Hackaday Prize Entry: Pan And Tilt Sprinkler

There are a few very popular irrigation systems entered into this year’s Hackaday Prize. In fact, last year’s winner for the Best Product portion of the Prize was the Vinduino, a soil moisture monitor for vineyards. Most of these irrigation systems use drip irrigation or are otherwise relatively small-scale. What if you need something a little more powerful? That’s where [Patrick]’s PTSprinkler comes in. It’s a massive lawn sprinkler coupled to a computer controlled pan and tilt mount. Think of it as a remote controlled Super Soaker, or the Internet of squirt guns. Either way, it’s a great entry for this year’s Hackaday Prize.

The PTSprinkler is designed to use as many low-cost, off-the-shelf components as possible. This started out with a heavy duty outdoor pan-tilt stage an irrigation solenoid valve.

The idea for this sprinkler is to first manually define a shape on the lawn that the sprinkler should cover. From there, the electronics figure out a fill pattern for this grassy polygon. So far, [Patrick] has an electronics board that will move the pan/tilt stage with the help of a Raspberry Pi. You can check out a video of that in action below.

16 thoughts on “Hackaday Prize Entry: Pan And Tilt Sprinkler

  1. Truly a great idea – why install expensive individually addressable irrigators when just one can cover the whole lawn? This way the system can adapt to spatially varying water needs at a low cost.

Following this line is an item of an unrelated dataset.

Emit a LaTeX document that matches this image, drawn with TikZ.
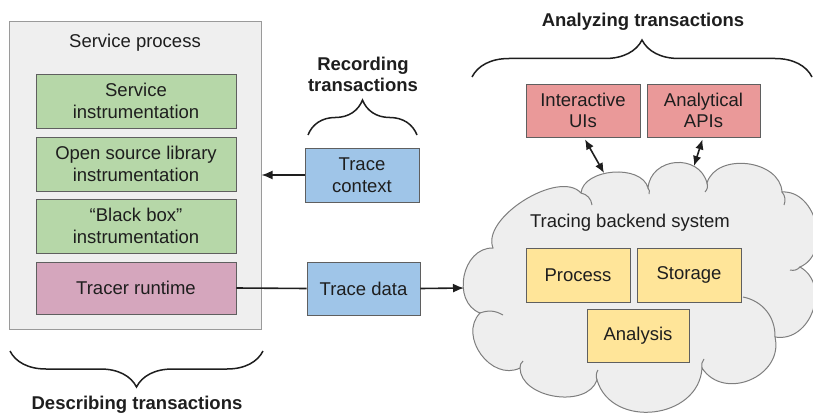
\documentclass[tikz,border=0pt]{standalone}
\usepackage{fontspec}
\setmainfont{Liberation Sans}
\usetikzlibrary{arrows.meta,decorations.pathreplacing,calc}

\definecolor{ink}{HTML}{1E1E1E}
\definecolor{edge}{HTML}{5F5F5F}
\definecolor{svcfill}{HTML}{EFEFEF}
\definecolor{svcline}{HTML}{9A9A9A}
\definecolor{instr}{HTML}{B6D7A8}
\definecolor{runtime}{HTML}{D5A6BD}
\definecolor{trace}{HTML}{9FC5E8}
\definecolor{consumer}{HTML}{EA9999}
\definecolor{backend}{HTML}{FFE599}
\definecolor{cloudfill}{HTML}{EEEEEE}
\definecolor{cloudline}{HTML}{7E7E7E}

\begin{document}
\begin{tikzpicture}[x=1pt,y=1pt,
  font=\fontsize{18.5}{21.5}\selectfont, text=ink,
  box/.style={draw=edge, line width=0.9pt, align=center, inner sep=0pt,
    minimum height=54pt},
  heading/.style={font=\fontsize{18.5}{21.5}\selectfont\bfseries, align=center},
  tip/.style={Latex[length=11pt,width=9pt]},
  arr/.style={draw=ink, line width=1.6pt, -{Latex[length=11pt,width=9pt]}},
  darr/.style={draw=ink, line width=1.6pt,
    {Latex[length=10pt,width=8.5pt]}-{Latex[length=10pt,width=8.5pt]}},
  brc/.style={draw=ink, line width=1.5pt, decorate,
    decoration={brace, amplitude=#1}},
  puff/.style={bend left=80, looseness=#1},
  crease/.style={draw=cloudline, line width=1pt},
]
\useasboundingbox (0,0) rectangle (813,416);

% service process container
\node[draw=svcline, fill=svcfill, line width=1pt, minimum width=252pt,
      minimum height=307pt, inner sep=0pt] (svc) at (135,240.5) {};
\node (svctitle) at (135,373) {Service process};
\node[box, fill=instr, minimum width=200pt] (si) at (136,315) {Service\\instrumentation};
\node[box, fill=instr, minimum width=200pt] (osl) at (136,252) {Open source library\\instrumentation};
\node[box, fill=instr, minimum width=200pt] (bb) at (136,190) {“Black box”\\instrumentation};
\node[box, fill=runtime, minimum width=200pt, minimum height=52pt] (tr) at (136,128) {Tracer runtime};

% recording
\node[box, fill=trace, minimum width=114pt] (tctx) at (362,241) {Trace\\context};
\node[box, fill=trace, minimum width=113pt, minimum height=53pt] (tdata) at (363.5,127.5) {Trace data};

% tracing backend cloud: puffs between the creases v1..v11, clockwise
\coordinate (v1) at (493,168);
\coordinate (v2) at (581,223);
\coordinate (v3) at (648,228);
\coordinate (v4) at (707,233);
\coordinate (v5) at (782,224);
\coordinate (v6) at (800,149);
\coordinate (v7) at (775,79);
\coordinate (v8) at (702,48);
\coordinate (v9) at (597,36);
\coordinate (v10) at (520,48);
\coordinate (v11) at (480,103);
\path[draw=cloudline, fill=cloudfill, line width=1pt]
  (v1) to[puff=0.8] (v2)
       to[puff=0.95] (v3)
       to[puff=1.35] (v4)
       to[puff=1.1] (v5)
       to[puff=1.15] (v6)
       to[puff=1.25] (v7)
       to[puff=1.3] (v8)
       to[puff=1.25] (v9)
       to[puff=1.0] (v10)
       to[puff=1.2] (v11)
       to[puff=1.2] (v1) -- cycle;
% short inner creases where the puffs overlap
\draw[crease] (v2) to[bend left=35] (592,211);
\draw[crease] (v3) to[bend left=30] (649,222);
\draw[crease] (v4) to[bend left=30] (705,224);
\draw[crease] (v5) to[bend left=30] (784,211);
\draw[crease] (v6) to[bend left=30] (790,146);
\draw[crease] (v7) to[bend right=40] (743,119);
\draw[crease] (v8) to[bend left=25] (704,57);
\draw[crease] (v9) to[bend left=25] (598,46);
\draw[crease] (v10) to[bend left=25] (523,55);
\draw[crease] (v11) to[bend left=25] (503,101);

\node (tbs) at (630,193) {Tracing backend system};
\node[box, fill=backend, minimum width=104pt] (proc) at (578,141) {Process};
\node[box, fill=backend, minimum width=104pt] (stor) at (689,141) {Storage};
\node[box, fill=backend, minimum width=102pt, minimum height=53pt] (anl) at (638,80.5) {Analysis};

% consumers
\node[box, fill=consumer, minimum width=114pt, minimum height=53pt] (ui) at (583,305.5) {Interactive\\UIs};
\node[box, fill=consumer, minimum width=113pt, minimum height=53pt] (api) at (703.5,305.5) {Analytical\\APIs};

% connection points on the cloud outline
\coordinate (cin) at (464,128);
\coordinate (cui) at (604,243);
\coordinate (capi) at (694,250);

% connectors
\draw[arr] (tctx.west) -- (svc.east |- tctx.west);
\draw[draw=ink, line width=1.6pt] (tr.east) -- (tdata.west);
\draw[arr] (tdata.east) -- (cin);
\draw[darr] ([xshift=2pt,yshift=-2pt]ui.south) -- (cui);
\draw[darr] ([xshift=-1pt,yshift=-2pt]api.south) -- (capi);

% braces and headings
\draw[brc=36pt] (263,65) -- (10,65);
\node[heading] (desc) at (137,11) {Describing transactions};
\draw[brc=35pt] (308,281) -- (417,281);
\node[heading] (rec) at (363,341.5) {Recording\\transactions};
\draw[brc=37pt] (472,339) -- (812,339);
\node[heading] (ana) at (643,394) {Analyzing transactions};
\end{tikzpicture}
\end{document}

    1. I want it to identify cars with loud music playing and open windows. Of course then it would shoot water into the window.

      I live one house in from a busy intersection with a stoplight and a lot of inconsiderate drivers.

  2. Looks like you have plenty of water to pump. You will need a lot of identical glasses to determine what is getting soaked and what just gets wet. Then, further programming will give a more even soak.

  3. Nice in theory, but stick to drip irrigation.

    As much as 75% of sprinkler irrigation is lost to the atmosphere. This stat is from 30 year old data using diesel powered agricultural sprinklers, but the principle is the same.

    1. I wonder if that depends on the droplet size too… plus, if someone’s got water issues, I doubt they’d even be allowed this, let alone multiple sprinklers?

    2. That may be true when the sprinkler is spraying a mist, but if this is shooting a laminar flow, 99%+ of the water will end up at the intended destination.

      Plus, drip irrigation is a complete pain to maintain. Winters, critters, plant growth, and gardening activities all conspire to make your configuration obsolete season after season after season. A spray is essentially fire and forget.